__Task to complete__: Write out the material again word for word, dropping any images it holds.

__Data segment__:
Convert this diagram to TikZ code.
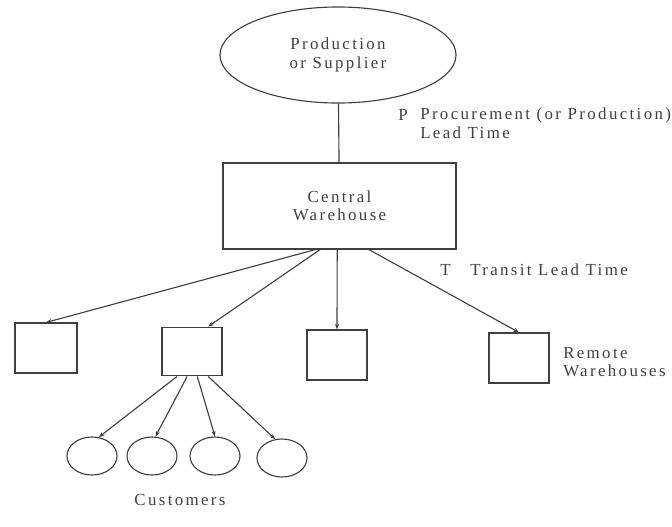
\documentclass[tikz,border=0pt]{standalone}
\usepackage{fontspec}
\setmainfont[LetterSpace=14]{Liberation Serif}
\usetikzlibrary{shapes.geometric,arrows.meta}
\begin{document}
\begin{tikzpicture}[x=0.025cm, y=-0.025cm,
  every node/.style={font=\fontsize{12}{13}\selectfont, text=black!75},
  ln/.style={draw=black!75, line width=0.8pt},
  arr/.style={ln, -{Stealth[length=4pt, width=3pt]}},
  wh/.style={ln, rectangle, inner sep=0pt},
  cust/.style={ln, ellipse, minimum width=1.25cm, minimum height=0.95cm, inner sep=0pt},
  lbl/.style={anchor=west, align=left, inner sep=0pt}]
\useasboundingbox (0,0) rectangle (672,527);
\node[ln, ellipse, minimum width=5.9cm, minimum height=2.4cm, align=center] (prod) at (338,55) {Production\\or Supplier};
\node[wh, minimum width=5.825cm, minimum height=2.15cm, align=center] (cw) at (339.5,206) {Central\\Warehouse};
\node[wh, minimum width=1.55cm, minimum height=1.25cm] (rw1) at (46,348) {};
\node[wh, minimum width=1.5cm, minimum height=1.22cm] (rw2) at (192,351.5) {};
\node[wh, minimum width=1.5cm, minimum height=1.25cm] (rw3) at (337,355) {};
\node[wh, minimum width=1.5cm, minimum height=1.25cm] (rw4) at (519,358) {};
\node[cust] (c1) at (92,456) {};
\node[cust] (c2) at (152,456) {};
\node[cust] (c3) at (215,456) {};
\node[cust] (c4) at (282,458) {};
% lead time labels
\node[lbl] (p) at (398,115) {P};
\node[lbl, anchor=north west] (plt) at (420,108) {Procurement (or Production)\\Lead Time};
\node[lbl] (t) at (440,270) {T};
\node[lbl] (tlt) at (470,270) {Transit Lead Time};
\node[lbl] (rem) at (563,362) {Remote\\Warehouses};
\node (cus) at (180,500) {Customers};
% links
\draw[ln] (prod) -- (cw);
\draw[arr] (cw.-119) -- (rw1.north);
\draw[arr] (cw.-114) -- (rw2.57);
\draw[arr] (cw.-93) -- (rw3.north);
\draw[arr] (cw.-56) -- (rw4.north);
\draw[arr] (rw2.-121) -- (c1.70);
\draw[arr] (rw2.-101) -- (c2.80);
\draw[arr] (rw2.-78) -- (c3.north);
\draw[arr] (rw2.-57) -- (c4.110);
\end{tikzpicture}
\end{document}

__Written response__:
Convert this diagram to TikZ code.
\documentclass[tikz,border=0pt]{standalone}
\usepackage{fontspec}
\setmainfont[LetterSpace=14]{Liberation Serif}
\usetikzlibrary{shapes.geometric,arrows.meta}
\begin{document}
\begin{tikzpicture}[x=0.025cm, y=-0.025cm,
  every node/.style={font=\fontsize{12}{13}\selectfont, text=black!75},
  ln/.style={draw=black!75, line width=0.8pt},
  arr/.style={ln, -{Stealth[length=4pt, width=3pt]}},
  wh/.style={ln, rectangle, inner sep=0pt},
  cust/.style={ln, ellipse, minimum width=1.25cm, minimum height=0.95cm, inner sep=0pt},
  lbl/.style={anchor=west, align=left, inner sep=0pt}]
\useasboundingbox (0,0) rectangle (672,527);
\node[ln, ellipse, minimum width=5.9cm, minimum height=2.4cm, align=center] (prod) at (338,55) {Production\\or Supplier};
\node[wh, minimum width=5.825cm, minimum height=2.15cm, align=center] (cw) at (339.5,206) {Central\\Warehouse};
\node[wh, minimum width=1.55cm, minimum height=1.25cm] (rw1) at (46,348) {};
\node[wh, minimum width=1.5cm, minimum height=1.22cm] (rw2) at (192,351.5) {};
\node[wh, minimum width=1.5cm, minimum height=1.25cm] (rw3) at (337,355) {};
\node[wh, minimum width=1.5cm, minimum height=1.25cm] (rw4) at (519,358) {};
\node[cust] (c1) at (92,456) {};
\node[cust] (c2) at (152,456) {};
\node[cust] (c3) at (215,456) {};
\node[cust] (c4) at (282,458) {};
% lead time labels
\node[lbl] (p) at (398,115) {P};
\node[lbl, anchor=north west] (plt) at (420,108) {Procurement (or Production)\\Lead Time};
\node[lbl] (t) at (440,270) {T};
\node[lbl] (tlt) at (470,270) {Transit Lead Time};
\node[lbl] (rem) at (563,362) {Remote\\Warehouses};
\node (cus) at (180,500) {Customers};
% links
\draw[ln] (prod) -- (cw);
\draw[arr] (cw.-119) -- (rw1.north);
\draw[arr] (cw.-114) -- (rw2.57);
\draw[arr] (cw.-93) -- (rw3.north);
\draw[arr] (cw.-56) -- (rw4.north);
\draw[arr] (rw2.-121) -- (c1.70);
\draw[arr] (rw2.-101) -- (c2.80);
\draw[arr] (rw2.-78) -- (c3.north);
\draw[arr] (rw2.-57) -- (c4.110);
\end{tikzpicture}
\end{document}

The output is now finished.